Archival research is slow, experiential, and not necessarily linear in its trajectory. As you slowly look at and analyze the materials before you, taking notes or making photographs, you’ll find new ideas and questions emerging in your mind.
A research experience differs from person to person and project to project. You may wish to think of the open-endedness of archival research as more like a conversation than an extraction of data.
Artist Kathryn (Kay) Metz established and taught in the printmaking program at UC Santa Cruz and mentored emerging artists for decades. Her papers include her travel journals, collected art, and professional and personal records. (Kathryn E. Metz papers, MS.019)
Choose an archival document of your choice (for UCSC students, you may wish to work with one the two archival documents reproduced in this folder: "Free Angela" 2-page campus flyer (UA Ephemera, Activism File) or Department of Corrections 1-page memo (John Thorne papers, MS423). Read your selected document and then answer the following questions about it.
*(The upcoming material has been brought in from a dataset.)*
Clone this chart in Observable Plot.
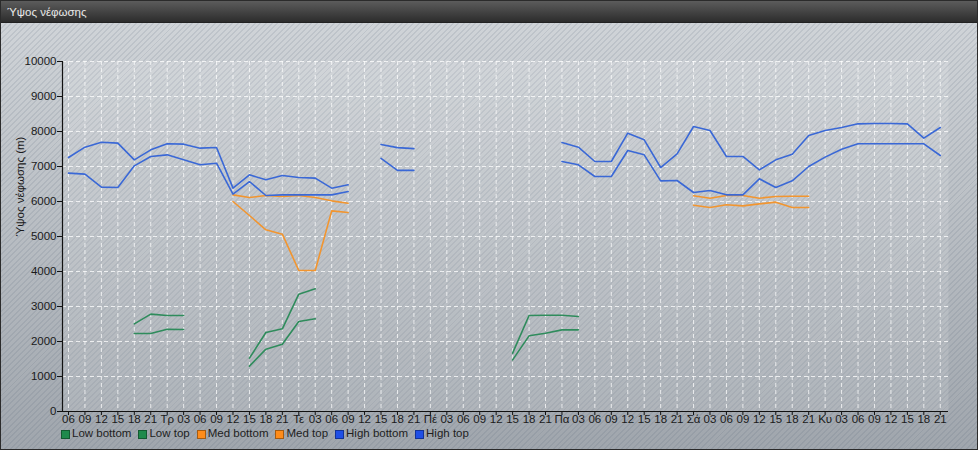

1. What kind of document is it? (a letter, an email, a map, a report, a memo, etc.?)
2. Who created it?
3. Who is the audience or recipient?
4. What did you learn from reading this document?
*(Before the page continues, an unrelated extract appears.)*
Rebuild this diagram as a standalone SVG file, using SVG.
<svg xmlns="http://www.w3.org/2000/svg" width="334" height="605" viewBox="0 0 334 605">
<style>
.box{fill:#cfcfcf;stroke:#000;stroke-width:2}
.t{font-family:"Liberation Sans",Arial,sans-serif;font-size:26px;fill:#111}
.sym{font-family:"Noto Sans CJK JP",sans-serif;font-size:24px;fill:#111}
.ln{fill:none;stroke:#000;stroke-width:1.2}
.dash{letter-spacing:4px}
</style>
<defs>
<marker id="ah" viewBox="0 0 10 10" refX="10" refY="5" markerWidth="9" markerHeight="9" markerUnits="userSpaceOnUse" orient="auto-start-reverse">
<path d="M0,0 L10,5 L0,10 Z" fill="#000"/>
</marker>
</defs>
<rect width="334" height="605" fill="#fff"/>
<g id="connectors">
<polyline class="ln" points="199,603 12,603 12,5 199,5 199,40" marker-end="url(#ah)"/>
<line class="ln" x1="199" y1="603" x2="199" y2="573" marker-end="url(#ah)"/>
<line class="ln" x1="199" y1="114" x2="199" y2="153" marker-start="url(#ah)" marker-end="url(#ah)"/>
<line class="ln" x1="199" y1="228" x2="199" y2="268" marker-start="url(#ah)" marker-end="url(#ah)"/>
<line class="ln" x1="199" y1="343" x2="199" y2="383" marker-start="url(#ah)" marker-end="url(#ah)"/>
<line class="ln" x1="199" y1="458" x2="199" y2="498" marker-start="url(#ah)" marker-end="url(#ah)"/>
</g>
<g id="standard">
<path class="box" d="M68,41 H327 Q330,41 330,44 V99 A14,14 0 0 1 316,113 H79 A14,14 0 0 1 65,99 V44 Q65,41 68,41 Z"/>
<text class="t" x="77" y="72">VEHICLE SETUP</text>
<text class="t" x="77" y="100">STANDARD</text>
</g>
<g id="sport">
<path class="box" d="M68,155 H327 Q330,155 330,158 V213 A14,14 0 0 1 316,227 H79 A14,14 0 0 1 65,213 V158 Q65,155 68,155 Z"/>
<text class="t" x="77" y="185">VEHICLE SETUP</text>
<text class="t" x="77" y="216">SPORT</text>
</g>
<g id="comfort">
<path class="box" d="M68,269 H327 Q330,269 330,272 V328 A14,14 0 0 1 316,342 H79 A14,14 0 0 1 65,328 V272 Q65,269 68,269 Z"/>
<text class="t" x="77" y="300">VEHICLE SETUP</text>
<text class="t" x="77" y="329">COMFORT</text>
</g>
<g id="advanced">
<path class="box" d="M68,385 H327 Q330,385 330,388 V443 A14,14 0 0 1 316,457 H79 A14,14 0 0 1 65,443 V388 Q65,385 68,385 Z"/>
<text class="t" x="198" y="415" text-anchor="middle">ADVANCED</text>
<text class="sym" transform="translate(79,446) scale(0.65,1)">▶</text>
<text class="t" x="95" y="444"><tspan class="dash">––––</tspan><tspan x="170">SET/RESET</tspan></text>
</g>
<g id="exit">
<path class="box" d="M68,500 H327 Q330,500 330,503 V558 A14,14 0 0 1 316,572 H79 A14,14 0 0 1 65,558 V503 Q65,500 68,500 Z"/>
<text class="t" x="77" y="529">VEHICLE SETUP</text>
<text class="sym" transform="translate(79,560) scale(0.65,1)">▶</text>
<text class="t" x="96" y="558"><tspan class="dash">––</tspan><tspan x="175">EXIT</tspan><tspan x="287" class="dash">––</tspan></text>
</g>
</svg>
5. What research projects could include use of this document as a source?
6. What are keywords, names, etc. that this document suggests, for further research?
7. What questions does the document leave you with?
8. What unique perspective does each document provide?
Archival research involves working with other people’s memories in material form, and this work can affect you in different ways. You may not learn what you expected to. The archival collection may prompt you to think differently about a facet of your study. The materials might be troubling or complicating. All of this is normal. You are undeniably a part of your research process, worth attending to.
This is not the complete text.